Secretary-General voices concern over deteriorating financial health.
United Nations: The United Nations owes India $38 million, the highest it has to pay to any country, for the peacekeeping operations as of March 2019, UN Secretary-General Antonio Guterres has said as he voiced concern over the world body’s deteriorating financial health. In his report on improving the financial situation of the world body, he said, as of March 31, 2019, the total amount payable to troop- and police-contributing countries with respect to active peacekeeping missions was $265 million.
Of this, the UN owes $38 million to India, followed by Rwanda ($31 million), Pakistan ($28 million), Bangladesh ($25 million) and Nepal ($23 million), he said in his report.
He said the arrears to troop- and police-contributing (TCCs/PCCs) countries could increase to $588 million by June 2019 “in the worst-case scenario”.
The UN chief added that which troop- and police-contributing countries will or will not be paid depends on the cash position of the individual missions to which they contribute and is not determined by their individual capacity to shoulder that unfair burden.

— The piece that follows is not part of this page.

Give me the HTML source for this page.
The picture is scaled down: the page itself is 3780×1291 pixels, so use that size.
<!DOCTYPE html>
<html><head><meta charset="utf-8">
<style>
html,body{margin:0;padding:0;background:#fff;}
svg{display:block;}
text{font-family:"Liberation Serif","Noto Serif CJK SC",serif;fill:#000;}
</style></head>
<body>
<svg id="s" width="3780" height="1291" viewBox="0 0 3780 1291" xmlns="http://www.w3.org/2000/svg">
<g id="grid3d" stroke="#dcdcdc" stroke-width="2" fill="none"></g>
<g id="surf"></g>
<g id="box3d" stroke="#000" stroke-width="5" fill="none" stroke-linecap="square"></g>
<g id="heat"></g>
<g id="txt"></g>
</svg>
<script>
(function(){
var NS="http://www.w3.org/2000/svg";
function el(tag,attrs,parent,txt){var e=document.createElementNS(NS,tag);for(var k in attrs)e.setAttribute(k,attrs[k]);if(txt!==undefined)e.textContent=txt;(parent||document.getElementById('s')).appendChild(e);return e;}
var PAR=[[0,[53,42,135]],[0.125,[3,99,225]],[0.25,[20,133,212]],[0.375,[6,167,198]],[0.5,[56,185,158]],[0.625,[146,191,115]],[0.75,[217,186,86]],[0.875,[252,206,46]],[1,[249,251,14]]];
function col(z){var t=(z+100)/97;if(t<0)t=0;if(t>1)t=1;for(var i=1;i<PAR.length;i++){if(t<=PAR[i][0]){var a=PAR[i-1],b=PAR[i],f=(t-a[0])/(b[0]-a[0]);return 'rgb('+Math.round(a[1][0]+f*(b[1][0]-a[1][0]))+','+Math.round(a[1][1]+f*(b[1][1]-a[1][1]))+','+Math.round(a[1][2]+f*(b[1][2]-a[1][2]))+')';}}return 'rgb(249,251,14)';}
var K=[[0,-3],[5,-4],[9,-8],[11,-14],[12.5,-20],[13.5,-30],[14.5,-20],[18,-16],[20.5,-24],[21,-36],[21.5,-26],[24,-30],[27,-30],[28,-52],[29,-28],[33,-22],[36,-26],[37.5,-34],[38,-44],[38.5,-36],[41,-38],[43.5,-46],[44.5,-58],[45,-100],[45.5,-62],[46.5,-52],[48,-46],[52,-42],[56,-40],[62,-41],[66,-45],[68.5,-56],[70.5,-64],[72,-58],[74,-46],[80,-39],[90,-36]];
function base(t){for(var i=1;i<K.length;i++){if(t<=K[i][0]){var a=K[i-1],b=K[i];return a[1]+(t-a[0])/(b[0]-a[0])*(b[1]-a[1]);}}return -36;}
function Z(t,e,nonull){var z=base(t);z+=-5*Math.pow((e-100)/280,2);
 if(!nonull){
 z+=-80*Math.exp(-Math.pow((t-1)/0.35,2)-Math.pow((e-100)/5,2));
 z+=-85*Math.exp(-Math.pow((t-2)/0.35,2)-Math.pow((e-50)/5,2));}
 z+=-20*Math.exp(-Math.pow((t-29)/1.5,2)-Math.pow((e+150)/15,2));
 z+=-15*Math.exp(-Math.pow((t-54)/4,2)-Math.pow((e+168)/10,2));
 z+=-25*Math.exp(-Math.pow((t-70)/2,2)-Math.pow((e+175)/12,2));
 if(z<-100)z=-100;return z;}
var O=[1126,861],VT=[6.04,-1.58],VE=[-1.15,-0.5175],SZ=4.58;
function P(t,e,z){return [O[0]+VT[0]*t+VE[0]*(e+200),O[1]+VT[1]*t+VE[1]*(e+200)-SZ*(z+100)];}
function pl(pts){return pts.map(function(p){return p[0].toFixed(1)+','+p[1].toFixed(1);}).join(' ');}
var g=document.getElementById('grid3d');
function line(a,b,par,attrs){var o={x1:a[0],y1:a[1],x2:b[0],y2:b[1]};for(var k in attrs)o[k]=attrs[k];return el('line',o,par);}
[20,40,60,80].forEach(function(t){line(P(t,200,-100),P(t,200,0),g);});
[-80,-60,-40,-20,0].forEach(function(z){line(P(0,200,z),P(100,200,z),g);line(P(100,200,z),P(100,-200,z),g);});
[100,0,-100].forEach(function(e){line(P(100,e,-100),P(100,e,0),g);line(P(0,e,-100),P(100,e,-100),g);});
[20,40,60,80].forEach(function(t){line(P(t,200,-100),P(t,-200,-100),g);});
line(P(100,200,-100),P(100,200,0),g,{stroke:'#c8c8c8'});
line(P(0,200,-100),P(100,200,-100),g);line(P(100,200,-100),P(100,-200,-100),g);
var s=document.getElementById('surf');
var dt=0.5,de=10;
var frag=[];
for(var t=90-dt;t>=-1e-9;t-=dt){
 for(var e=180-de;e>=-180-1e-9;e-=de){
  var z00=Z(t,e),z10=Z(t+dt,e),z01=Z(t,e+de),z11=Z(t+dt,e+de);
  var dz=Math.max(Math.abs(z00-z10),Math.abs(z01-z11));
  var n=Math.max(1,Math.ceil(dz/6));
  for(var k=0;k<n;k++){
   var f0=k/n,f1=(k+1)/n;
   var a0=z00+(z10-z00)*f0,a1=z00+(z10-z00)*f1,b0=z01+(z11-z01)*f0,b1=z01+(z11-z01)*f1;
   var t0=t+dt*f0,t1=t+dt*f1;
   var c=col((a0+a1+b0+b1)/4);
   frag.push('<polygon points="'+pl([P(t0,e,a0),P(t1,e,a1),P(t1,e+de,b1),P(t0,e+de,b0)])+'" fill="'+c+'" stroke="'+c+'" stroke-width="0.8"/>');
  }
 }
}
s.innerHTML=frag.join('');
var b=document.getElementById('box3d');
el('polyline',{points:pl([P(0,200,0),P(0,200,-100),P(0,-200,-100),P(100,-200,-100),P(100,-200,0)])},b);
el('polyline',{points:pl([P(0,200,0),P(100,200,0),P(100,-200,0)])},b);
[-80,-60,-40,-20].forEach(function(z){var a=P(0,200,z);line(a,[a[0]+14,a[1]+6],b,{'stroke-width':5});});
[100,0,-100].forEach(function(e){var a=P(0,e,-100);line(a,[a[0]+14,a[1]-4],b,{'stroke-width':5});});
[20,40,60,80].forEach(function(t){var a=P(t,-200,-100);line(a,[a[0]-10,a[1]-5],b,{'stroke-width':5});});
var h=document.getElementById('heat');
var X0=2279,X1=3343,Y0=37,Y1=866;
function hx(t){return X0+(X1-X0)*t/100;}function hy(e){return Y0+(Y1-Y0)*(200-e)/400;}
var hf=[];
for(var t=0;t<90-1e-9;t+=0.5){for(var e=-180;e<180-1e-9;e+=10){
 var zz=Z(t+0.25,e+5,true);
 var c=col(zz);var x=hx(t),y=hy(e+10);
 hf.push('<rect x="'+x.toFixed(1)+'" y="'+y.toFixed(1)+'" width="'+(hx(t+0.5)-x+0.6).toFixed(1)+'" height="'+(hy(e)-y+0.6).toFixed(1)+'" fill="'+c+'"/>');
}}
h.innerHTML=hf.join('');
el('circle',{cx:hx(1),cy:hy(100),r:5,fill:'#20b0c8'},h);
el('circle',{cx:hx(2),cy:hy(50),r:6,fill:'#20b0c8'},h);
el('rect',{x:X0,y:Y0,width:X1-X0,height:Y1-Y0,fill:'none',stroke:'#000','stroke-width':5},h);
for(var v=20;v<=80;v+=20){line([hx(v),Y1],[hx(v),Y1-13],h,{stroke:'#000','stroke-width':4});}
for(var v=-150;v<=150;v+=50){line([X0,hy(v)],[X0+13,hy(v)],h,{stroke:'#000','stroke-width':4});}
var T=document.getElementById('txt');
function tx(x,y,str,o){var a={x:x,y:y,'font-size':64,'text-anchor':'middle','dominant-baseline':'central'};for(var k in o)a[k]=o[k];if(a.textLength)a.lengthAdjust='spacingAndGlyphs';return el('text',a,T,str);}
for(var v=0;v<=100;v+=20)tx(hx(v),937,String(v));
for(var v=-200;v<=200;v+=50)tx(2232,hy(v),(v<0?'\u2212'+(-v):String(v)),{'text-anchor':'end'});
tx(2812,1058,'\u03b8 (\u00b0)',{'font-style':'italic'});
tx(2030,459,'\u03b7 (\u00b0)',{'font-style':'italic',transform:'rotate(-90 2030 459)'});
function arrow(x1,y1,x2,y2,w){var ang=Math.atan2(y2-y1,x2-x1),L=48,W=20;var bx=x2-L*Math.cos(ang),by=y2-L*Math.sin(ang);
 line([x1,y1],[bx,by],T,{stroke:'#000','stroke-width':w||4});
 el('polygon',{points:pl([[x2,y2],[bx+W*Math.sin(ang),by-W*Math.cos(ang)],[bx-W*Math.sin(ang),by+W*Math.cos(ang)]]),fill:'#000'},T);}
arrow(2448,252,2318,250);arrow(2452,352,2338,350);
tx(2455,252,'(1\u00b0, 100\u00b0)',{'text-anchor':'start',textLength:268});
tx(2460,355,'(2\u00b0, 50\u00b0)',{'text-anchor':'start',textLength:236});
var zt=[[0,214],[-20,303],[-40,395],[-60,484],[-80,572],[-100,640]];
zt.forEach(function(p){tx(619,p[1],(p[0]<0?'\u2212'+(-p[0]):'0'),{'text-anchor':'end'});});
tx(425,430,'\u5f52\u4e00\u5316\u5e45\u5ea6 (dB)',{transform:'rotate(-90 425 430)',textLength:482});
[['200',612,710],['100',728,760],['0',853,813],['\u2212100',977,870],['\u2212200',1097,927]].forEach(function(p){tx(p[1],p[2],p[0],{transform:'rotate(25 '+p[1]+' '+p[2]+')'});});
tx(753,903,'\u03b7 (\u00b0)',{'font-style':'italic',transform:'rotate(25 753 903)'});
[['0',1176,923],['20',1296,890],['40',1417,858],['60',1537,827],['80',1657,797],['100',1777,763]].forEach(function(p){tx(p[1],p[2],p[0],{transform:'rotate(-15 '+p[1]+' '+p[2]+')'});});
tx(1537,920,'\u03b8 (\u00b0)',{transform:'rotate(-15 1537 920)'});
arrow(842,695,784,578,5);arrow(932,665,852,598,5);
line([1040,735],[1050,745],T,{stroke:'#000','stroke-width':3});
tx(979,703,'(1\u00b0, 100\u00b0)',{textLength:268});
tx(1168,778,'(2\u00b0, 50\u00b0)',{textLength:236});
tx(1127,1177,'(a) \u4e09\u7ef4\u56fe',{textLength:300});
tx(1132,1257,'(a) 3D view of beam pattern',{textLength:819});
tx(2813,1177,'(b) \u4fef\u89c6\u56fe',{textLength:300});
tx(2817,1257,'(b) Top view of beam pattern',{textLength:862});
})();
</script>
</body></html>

“That has created a paradox. The United Nations is now effectively borrowing for prolonged periods from troop- and police-contributing countries. Many of them are low-income countries for which that imposes a significant financial burden.
At the same time, the organisation is asking those same countries to do more to train their personnel and improve the quality of their equipment, all while operating in increa-singly challenging environments. The UN, however, is not fulfilling its obligation towards them in a timely manner,” he said.
Mr Guterres added that TCCs/PCCs make every effort to provide well-trained and well-equipped personnel to peacekeeping operations, and they continue to improve on that objective.